— SUPPLIED MATERIAL —
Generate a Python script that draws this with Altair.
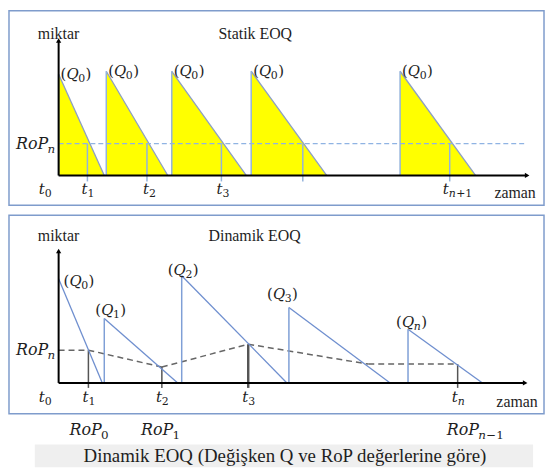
import altair as alt
import pandas as pd

# ---------------- data: Statik EOQ panel (time, quantity units) ----------------
s_cycle = ["c1", "c2", "c3", "c4", "c5"]
s_start = [0, 48, 114, 194, 344]
s_end = [46, 110, 189, 270, 420]
s_peak = [102, 105, 105, 105, 105]
s_rop = 32
s_drop = [29, 89, 164, 246, 394]
s_qsub = ["0", "0", "0", "0", "0"]
s_tsub = ["0", "1", "2", "3", "n+1"]
s_tlabel_t = [-20, 23, 85, 159, 387]

# ---------------- data: Dinamik EOQ panel ----------------
d_start = [0, 46, 124, 232, 352]
d_end = [44, 120, 230, 334, 427]
d_peak = [105, 65, 108, 76, 54]
d_qsub = ["0", "1", "2", "3", "n"]
d_qlabel_t = [5, 37, 110, 210, 340]
d_qlabel_q = [103, 73, 114, 90, 61]
d_rop_t = [0, 30, 104, 191, 312, 402]
d_rop_q = [33, 33, 16, 39, 19, 19]
d_drop_t = [30, 104, 191, 402]
d_drop_q = [33, 16, 39, 19]
d_drop_w = [1.5, 1.5, 2.5, 1.5]
d_tsub = ["0", "1", "2", "3", "n"]
d_tlabel_t = [-20, 24, 98, 185, 396]
d_ropsub = ["0", "1", "n\u22121"]
d_roplabel_t = [11, 83, 391]

caption = "Dinamik EOQ (Değişken Q ve RoP değerlerine göre)"

SERIF = "Liberation Serif, Times New Roman, serif"
MATH = "DejaVu Serif, serif"
FRAME = "#7f9ccc"
TXT = "#1e1e1e"
W = 539
XDOM = [-50, 489]

# approximate DejaVu Serif advance widths (em)
EM = {"(": 0.39, ")": 0.39, "Q": 0.79, "t": 0.40, "R": 0.72, "o": 0.60, "P": 0.66,
      "n": 0.64, "+": 0.84, "\u2212": 0.84}


def text_w(s, size):
    return sum(EM.get(ch, 0.636) for ch in s) * size


def xs():
    return alt.Scale(domain=XDOM, nice=False, zero=False)


def enc_xy(ydom, x="t", y="q"):
    return dict(
        x=alt.X(f"{x}:Q", scale=xs(), axis=None),
        y=alt.Y(f"{y}:Q", scale=alt.Scale(domain=ydom, nice=False, zero=False), axis=None),
    )


def seg_layer(df, ydom, color, width=1.5, dash=None):
    kw = dict(color=color, strokeWidth=width)
    if dash:
        kw["strokeDash"] = dash
    return alt.Chart(df).mark_rule(**kw).encode(
        x=alt.X("x:Q", scale=xs(), axis=None),
        x2="x2:Q",
        y=alt.Y("y:Q", scale=alt.Scale(domain=ydom, nice=False, zero=False), axis=None),
        y2="y2:Q",
    )


def text_layer(df, ydom, font, size, italic=False, align="left", dy=0, field="label"):
    kw = dict(align=align, baseline="middle", font=font, fontSize=size, color=TXT)
    if italic:
        kw["fontStyle"] = "italic"
    if dy:
        kw["dy"] = dy
    return alt.Chart(df).mark_text(**kw).encode(text=f"{field}:N", **enc_xy(ydom))


def math_layers(ts, qs, labels, ydom, size=15):
    """labels: list of lists of (text, italic, is_sub) pieces, laid out left to right."""
    sub_size = round(size * 0.72)
    rows = []
    for t, q, pieces in zip(ts, qs, labels):
        x = t
        for txt, it, sb in pieces:
            sz = sub_size if sb else size
            rows.append({"t": x, "q": q, "label": txt, "it": it, "sb": sb})
            x += text_w(txt, sz) + (0.5 if sb else 0)
    df = pd.DataFrame(rows)
    out = []
    for it in (True, False):
        for sb in (True, False):
            part = df[(df["it"] == it) & (df["sb"] == sb)]
            if part.empty:
                continue
            kw = dict(align="left", baseline="middle", font=MATH,
                      fontSize=sub_size if sb else size, color=TXT)
            if it:
                kw["fontStyle"] = "italic"
            if sb:
                kw["dy"] = 5
            out.append(alt.Chart(part).mark_text(**kw).encode(text="label:N", **enc_xy(ydom)))
    return out


def sub_pieces(s):
    if s.isdigit():
        return [(s, False, True)]
    return [(s[0], True, True)] + ([(s[1:], False, True)] if len(s) > 1 else [])


def q_label(s):
    return [("(", False, False), ("Q", True, False)] + sub_pieces(s) + [(")", False, False)]


def t_label(s):
    return [("t", True, False)] + sub_pieces(s)


def rop_label(s):
    return [("RoP", True, False)] + sub_pieces(s)


def axes_layers(ydom, ytop, xend):
    ax = pd.DataFrame({"x": [0, 0], "x2": [0, xend], "y": [0, 0], "y2": [ytop, 0]})
    rules = seg_layer(ax, ydom, "black", 2)
    up = alt.Chart(pd.DataFrame({"t": [0], "q": [ytop]})).mark_point(
        shape="triangle-up", filled=True, size=28, color="black", opacity=1
    ).encode(**enc_xy(ydom))
    right = alt.Chart(pd.DataFrame({"t": [xend], "q": [0]})).mark_point(
        shape="triangle-right", filled=True, size=28, color="black", opacity=1
    ).encode(**enc_xy(ydom))
    return [rules, up, right]


# ================= Panel 1: Statik EOQ =================
Y1 = [-30, 166]
tri_rows = []
for c, a, b, p in zip(s_cycle, s_start, s_end, s_peak):
    tri_rows.append({"cycle": c, "t": a, "q": p})
    tri_rows.append({"cycle": c, "t": b, "q": 0})
tri = pd.DataFrame(tri_rows)
area1 = alt.Chart(tri).mark_area(color="#ffff00", opacity=1).encode(
    y2=alt.datum(0), detail="cycle:N", **enc_xy(Y1)
)
hyp1 = pd.DataFrame({"x": s_start, "x2": s_end, "y": s_peak, "y2": [0] * 5})
vert1 = pd.DataFrame({"x": s_start, "x2": s_start, "y": [0] * 5, "y2": s_peak})
drop1 = pd.DataFrame({"x": s_drop, "x2": s_drop, "y": [s_rop] * 5, "y2": [-6] * 5})
rop1 = pd.DataFrame({"x": [0], "x2": [471], "y": [s_rop], "y2": [s_rop]})

plain1 = pd.DataFrame({"t": [-21, 161, 439], "q": [142, 142, -18],
                       "label": ["miktar", "Statik EOQ", "zaman"]})

panel1 = alt.layer(
    area1,
    seg_layer(hyp1, Y1, "#8c9fc4", 1.3),
    seg_layer(vert1, Y1, "#93b3dc", 1.5),
    seg_layer(rop1, Y1, "#8fb3e3", 1.2, [5, 3]),
    seg_layer(drop1, Y1, "#93b3dc", 1.5),
    *axes_layers(Y1, 136, 472),
    *math_layers([a + 2 for a in s_start], s_peak, [q_label(s) for s in s_qsub], Y1, 15),
    *math_layers(s_tlabel_t, [-14] * 5, [t_label(s) for s in s_tsub], Y1, 15),
    *math_layers([-43], [s_rop], [rop_label("n")], Y1, 16),
    text_layer(plain1, Y1, SERIF, 16),
).properties(width=W, height=196, view=alt.ViewBackground(stroke=FRAME, strokeWidth=1.5))

# ================= Panel 2: Dinamik EOQ =================
Y2 = [-31, 169]
hyp2 = pd.DataFrame({"x": d_start, "x2": d_end, "y": d_peak, "y2": [0] * 5})
vert2 = pd.DataFrame({"x": d_start[1:], "x2": d_start[1:], "y": [0] * 4, "y2": d_peak[1:]})
rop2 = pd.DataFrame({"x": d_rop_t[:-1], "x2": d_rop_t[1:], "y": d_rop_q[:-1], "y2": d_rop_q[1:]})
drop2 = pd.DataFrame({"x": d_drop_t, "x2": d_drop_t, "y": d_drop_q, "y2": [-5] * 4, "w": d_drop_w})
drop2_layer = alt.Chart(drop2).mark_rule(color="#555555").encode(
    x=alt.X("x:Q", scale=xs(), axis=None),
    x2="x2:Q",
    y=alt.Y("y:Q", scale=alt.Scale(domain=Y2, nice=False, zero=False), axis=None),
    y2="y2:Q",
    strokeWidth=alt.StrokeWidth("w:Q", scale=None, legend=None),
)
plain2 = pd.DataFrame({"t": [-21, 151, 441], "q": [148, 148, -19],
                       "label": ["miktar", "Dinamik EOQ", "zaman"]})

panel2 = alt.layer(
    seg_layer(rop2, Y2, "#666666", 1.5, [6, 4]),
    drop2_layer,
    seg_layer(hyp2, Y2, "#6f8fcf", 1.3),
    seg_layer(vert2, Y2, "#7f9fd6", 1.5),
    *axes_layers(Y2, 133, 470),
    *math_layers(d_qlabel_t, d_qlabel_q, [q_label(s) for s in d_qsub], Y2, 15),
    *math_layers(d_tlabel_t, [-14] * 5, [t_label(s) for s in d_tsub], Y2, 15),
    *math_layers([-43] + d_roplabel_t, [33, -47, -47, -47],
                 [rop_label(s) for s in ["n"] + d_ropsub], Y2, 16),
    text_layer(plain2, Y2, SERIF, 16),
).properties(width=W, height=200, view=alt.ViewBackground(stroke=FRAME, strokeWidth=1.5))

# ================= Caption =================
cap_df = pd.DataFrame({"label": [caption]})
cap_box = alt.Chart(cap_df).mark_rect(color="#efefef").encode(
    x=alt.value(26), x2=alt.value(528), y=alt.value(21), y2=alt.value(44)
)
cap_text = alt.Chart(cap_df).mark_text(
    font=SERIF, fontSize=19, color=TXT, align="center", baseline="middle"
).encode(text="label:N", x=alt.value(278), y=alt.value(33))
panel3 = alt.layer(cap_box, cap_text).properties(
    width=W, height=46, view=alt.ViewBackground(strokeOpacity=0)
)

chart = alt.vconcat(panel1, panel2, panel3, spacing=10, bounds="flush").properties(
    padding=0, background="white"
)

chart.save("out.html", embed_options={"renderer": "svg", "actions": False})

— TO DO —
Repeat only what lies between the start of the data and the end of the line containing "return alt.Scale(domain=XDOM, nice=False, zero=False)", exactly, with pictures left out.

— CORRECT ANSWER —
Generate a Python script that draws this with Altair.
import altair as alt
import pandas as pd

# ---------------- data: Statik EOQ panel (time, quantity units) ----------------
s_cycle = ["c1", "c2", "c3", "c4", "c5"]
s_start = [0, 48, 114, 194, 344]
s_end = [46, 110, 189, 270, 420]
s_peak = [102, 105, 105, 105, 105]
s_rop = 32
s_drop = [29, 89, 164, 246, 394]
s_qsub = ["0", "0", "0", "0", "0"]
s_tsub = ["0", "1", "2", "3", "n+1"]
s_tlabel_t = [-20, 23, 85, 159, 387]

# ---------------- data: Dinamik EOQ panel ----------------
d_start = [0, 46, 124, 232, 352]
d_end = [44, 120, 230, 334, 427]
d_peak = [105, 65, 108, 76, 54]
d_qsub = ["0", "1", "2", "3", "n"]
d_qlabel_t = [5, 37, 110, 210, 340]
d_qlabel_q = [103, 73, 114, 90, 61]
d_rop_t = [0, 30, 104, 191, 312, 402]
d_rop_q = [33, 33, 16, 39, 19, 19]
d_drop_t = [30, 104, 191, 402]
d_drop_q = [33, 16, 39, 19]
d_drop_w = [1.5, 1.5, 2.5, 1.5]
d_tsub = ["0", "1", "2", "3", "n"]
d_tlabel_t = [-20, 24, 98, 185, 396]
d_ropsub = ["0", "1", "n\u22121"]
d_roplabel_t = [11, 83, 391]

caption = "Dinamik EOQ (Değişken Q ve RoP değerlerine göre)"

SERIF = "Liberation Serif, Times New Roman, serif"
MATH = "DejaVu Serif, serif"
FRAME = "#7f9ccc"
TXT = "#1e1e1e"
W = 539
XDOM = [-50, 489]

# approximate DejaVu Serif advance widths (em)
EM = {"(": 0.39, ")": 0.39, "Q": 0.79, "t": 0.40, "R": 0.72, "o": 0.60, "P": 0.66,
      "n": 0.64, "+": 0.84, "\u2212": 0.84}


def text_w(s, size):
    return sum(EM.get(ch, 0.636) for ch in s) * size


def xs():
    return alt.Scale(domain=XDOM, nice=False, zero=False)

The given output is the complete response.